The agency said that the Trump administration is trying to stimulate the production of affordable housing in other ways. It is also trying to ease pressure on the rental market by trying to restore homeownership through measures such as reducing the government’s role in the private mortgage market.
Ben Carson, Trump’s housing secretary, has also encouraged the private sector to play a greater role in helping to address affordable housing needs.
In response to his agency’s report, Carson issued a statement touting a more “businesslike approach,” including reducing regulatory barriers at the federal, state and local levels to drive down the cost of producing more affordable housing in the private market.
But affordable housing advocates say the Trump administration’s approach will only make the crisis worse.
“As it is, there is not enough housing assistance for all the households that are eligible and they are proposing to cut it back even more,” said Andrew Aurand, vice president of research at the National Low Income Housing Coalition.

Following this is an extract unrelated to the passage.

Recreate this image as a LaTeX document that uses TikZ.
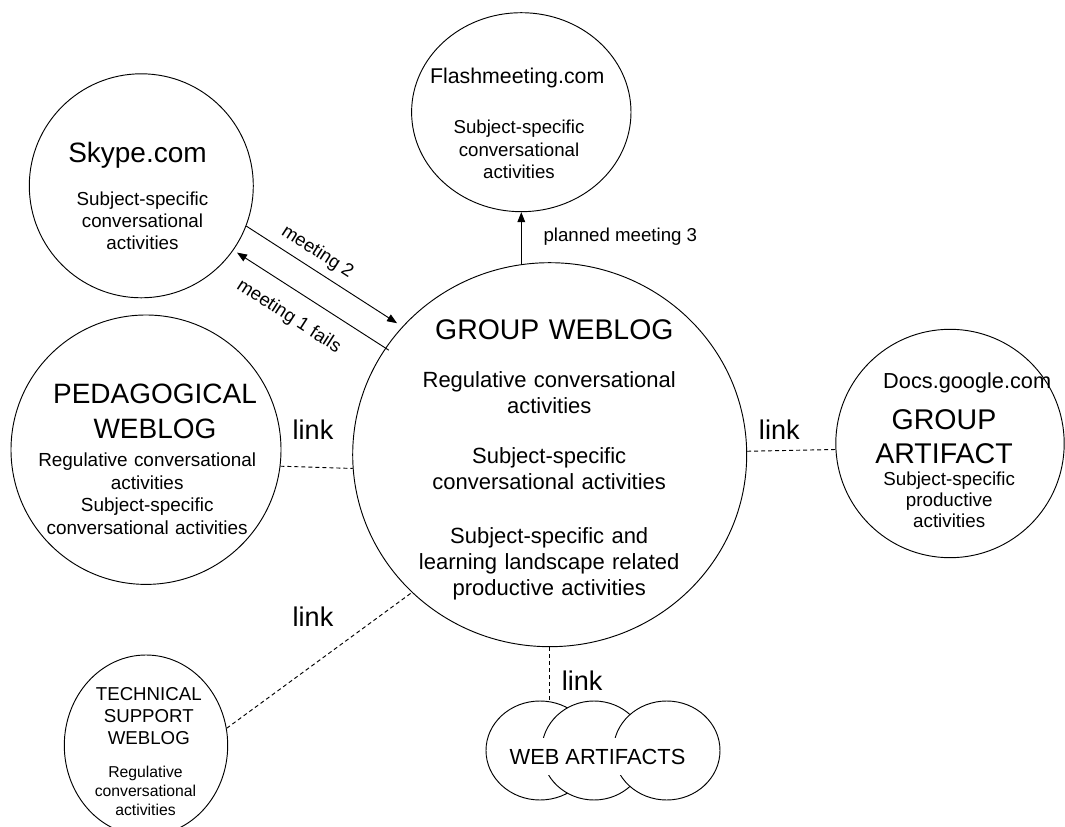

Only a quarter of very low-income renters receive some form of public housing assistance, according to federal data. The assistance comes in the form of housing vouchers for renting in the private market, subsidized apartments in private developments, and traditional public housing. But the gap between housing subsidies and need widened between 2013 and 2015, the report said.
“Without housing assistance, what these families can afford to pay in rent is often too low to cover the costs for the private market to serve them,” Aurand said.
The report found that renters living in the South and the West face the lowest likelihood of receiving housing assistance, yet are more likely to be “very low-income” — defined as those earning below half the area average income. HUD for the first time broke out data for select metropolitan areas.
More than 50 percent of very low-income renters in Miami-Fort Lauderdale, Los Angeles, Phoenix and Riverside, Calif., fall into the “worst case” category of spending more than half their monthly paychecks on rent, living in substandard conditions, or both.
All racial and ethnic groups experienced increases in severe housing problems regardless of whether they live in cities, suburbs or rural areas — as did all household types, including families with children, senior citizens and those with disabilities.
Mary Cunningham, co-director of the Metropolitan Housing and Communities Policy Center at the Urban Institute, said the affordable housing shortage will only get worse over the next decade as the number of renters increase, the availability of subsidized housing declines, aging housing stock is converted to higher end homes, and rents continue to rise faster than incomes.
She said even with the Trump administration's goal of reducing regulatory barriers, the private market will not produce enough affordable housing for low- and moderate-income families.
“The math doesn't add up,” Cunningham said. “We have an affordable housing crisis because there is a market failure.”